A team of Indian astronomers have made a stunning discovery at the National Centre for Radio Astrophysics as they identified an extremely rare giant radio galaxy, reportedly in its dying phase.

According to the researchers, the discovery of the galaxy named ‘J021659-044920’ was made by the astronomers using a Giant Metrewave Radio Telescope (GMRT), which has an array of radio telescopes at metre wavelengths, located near Pune.

It is operated by the National Centre for Radio Astrophysics, a part of the Tata Institute of Fundamental Research, Mumbai.

According to the team of astronomers, the newly discovered galaxy is nine billion light years away and is radiating powerful radio waves, even in its dying stage. The galaxy comes under the category of giant radio galaxies commonly called as ‘radio size’.

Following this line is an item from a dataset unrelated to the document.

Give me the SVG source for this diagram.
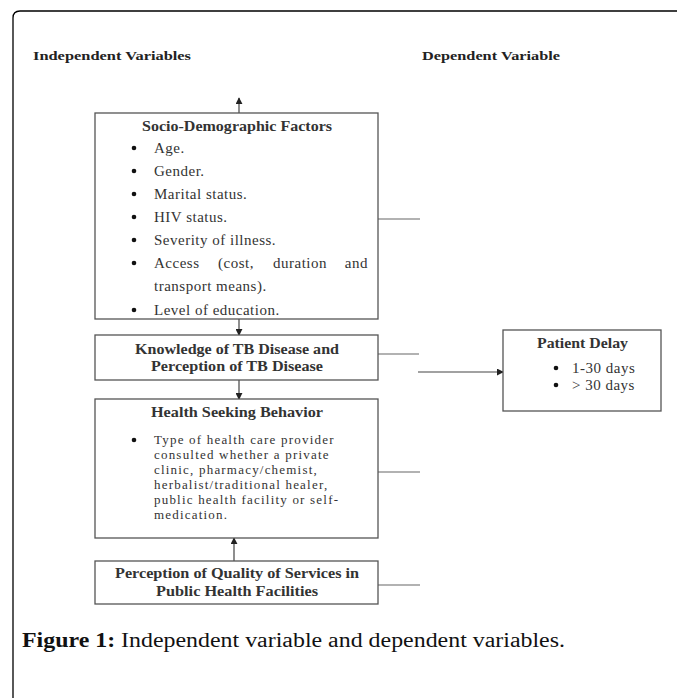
<svg xmlns="http://www.w3.org/2000/svg" width="677" height="698" viewBox="0 0 677 698">
<defs>
<marker id="ah" viewBox="0 0 8 8" refX="7" refY="4" markerWidth="7" markerHeight="7" markerUnits="userSpaceOnUse" orient="auto">
<path d="M0,0 L8,4 L0,8 z" fill="#222"/>
</marker>
<style>
.box{fill:#fff;stroke:#555;stroke-width:1.3}
.hd{font-family:"Liberation Serif",serif;font-weight:bold;font-size:13px;fill:#222}
.t{font-family:"Liberation Serif",serif;font-size:15px;letter-spacing:0.5px;fill:#333}
.th{font-family:"Liberation Serif",serif;font-size:13px;letter-spacing:1.2px;fill:#333}
.tb{font-family:"Liberation Serif",serif;font-weight:bold;font-size:15px;fill:#333}
.cap{font-family:"Liberation Serif",serif;font-size:20px;fill:#111}
.ln{stroke:#666;stroke-width:1.2;fill:none}
.ar{stroke:#444;stroke-width:1.2;fill:none;marker-end:url(#ah)}
.bul{fill:#111}
</style>
</defs>
<rect width="677" height="698" fill="#fff"/>
<path d="M13,710 L13,18 Q13,11 20,11 L690,11" fill="none" stroke="#000" stroke-width="1.3"/>
<text class="hd" x="33" y="60" textLength="158" lengthAdjust="spacingAndGlyphs">Independent Variables</text>
<text class="hd" x="422" y="60" textLength="138" lengthAdjust="spacingAndGlyphs">Dependent Variable</text>

<g id="connectors">
<line class="ar" x1="239" y1="113" x2="239" y2="98"/>
<line class="ar" x1="239" y1="319" x2="239" y2="335"/>
<line class="ar" x1="239" y1="380" x2="239" y2="399"/>
<line class="ar" x1="234" y1="561" x2="234" y2="538"/>
<line class="ln" x1="378" y1="219" x2="420" y2="219"/>
<line class="ln" x1="378" y1="354" x2="419" y2="354"/>
<line class="ln" x1="378" y1="472" x2="420" y2="472"/>
<line class="ln" x1="378" y1="585" x2="420" y2="585"/>
<line class="ar" x1="418" y1="372" x2="503" y2="372"/>
</g>

<g id="socio">
<rect class="box" x="95" y="113" width="283" height="206"/>
<text class="tb" x="142" y="131" textLength="190" lengthAdjust="spacingAndGlyphs">Socio-Demographic Factors</text>
<circle class="bul" cx="134" cy="148" r="2.3"/><text class="t" x="154" y="153">Age.</text>
<circle class="bul" cx="134" cy="171" r="2.3"/><text class="t" x="154" y="176">Gender.</text>
<circle class="bul" cx="134" cy="194" r="2.3"/><text class="t" x="154" y="199">Marital status.</text>
<circle class="bul" cx="134" cy="217" r="2.3"/><text class="t" x="154" y="222">HIV status.</text>
<circle class="bul" cx="134" cy="240" r="2.3"/><text class="t" x="154" y="245">Severity of illness.</text>
<circle class="bul" cx="134" cy="263" r="2.3"/><text class="t" x="154" y="268">Access</text><text class="t" x="218" y="268">(cost,</text><text class="t" x="273" y="268">duration</text><text class="t" x="368" y="268" text-anchor="end">and</text>
<text class="t" x="154" y="291">transport means).</text>
<circle class="bul" cx="134" cy="310" r="2.3"/><text class="t" x="154" y="315">Level of education.</text>
</g>

<g id="knowledge">
<rect class="box" x="95" y="335" width="283" height="45"/>
<text class="tb" x="135" y="354" textLength="204" lengthAdjust="spacingAndGlyphs">Knowledge of TB Disease and</text>
<text class="tb" x="151" y="371" textLength="172" lengthAdjust="spacingAndGlyphs">Perception of TB Disease</text>
</g>

<g id="health">
<rect class="box" x="95" y="399" width="283" height="139"/>
<text class="tb" x="151" y="417" textLength="172" lengthAdjust="spacingAndGlyphs">Health Seeking Behavior</text>
<circle class="bul" cx="134" cy="440" r="2.3"/>
<text class="th" x="154" y="444">Type of health care provider</text>
<text class="th" x="154" y="459">consulted whether a private</text>
<text class="th" x="154" y="474">clinic, pharmacy/chemist,</text>
<text class="th" x="154" y="489">herbalist/traditional healer,</text>
<text class="th" x="154" y="504">public health facility or self-</text>
<text class="th" x="154" y="519">medication.</text>
</g>

<g id="perception">
<rect class="box" x="95" y="561" width="283" height="43"/>
<text class="tb" x="115" y="578" textLength="244" lengthAdjust="spacingAndGlyphs">Perception of Quality of Services in</text>
<text class="tb" x="156" y="596" textLength="162" lengthAdjust="spacingAndGlyphs">Public Health Facilities</text>
</g>

<g id="delay">
<rect class="box" x="503" y="330" width="158" height="81"/>
<text class="tb" x="537" y="348" textLength="91" lengthAdjust="spacingAndGlyphs">Patient Delay</text>
<circle class="bul" cx="556" cy="368" r="2.3"/><text class="t" x="572" y="373">1-30 days</text>
<circle class="bul" cx="556" cy="385" r="2.3"/><text class="t" x="572" y="390">&gt; 30 days</text>
</g>

<text class="cap" x="22" y="647" textLength="543" lengthAdjust="spacingAndGlyphs"><tspan font-weight="bold">Figure 1:</tspan> Independent variable and dependent variables.</text>
</svg>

“Our work presents a case study of a rare example of a GRG (giant radio galaxy) caught in dying phase in the distant universe,” the researchers said.

Prathamesh Tamhane, a researcher of Elementary Particle Physics, Theoretical Physics, Cosmology in Indian Institute of Science Education and Research (IISER-Pune), led the project under the supervision of Yogesh Wadadekar.

Radio galaxies and their cousins are active galaxies that are highly luminous at radio wavelengths due to the synchrotron process; the electromagnetic radiation emitted when charged particles are accelerated radially.

Even though it is common to find radio galaxies with less than a million lightyears, giant radio galaxies like the one discovered now, is rare and only a very few have been discovered till date.

The details regarding the findings are published in the journal Monthly Notices of the Royal Astronomical Society.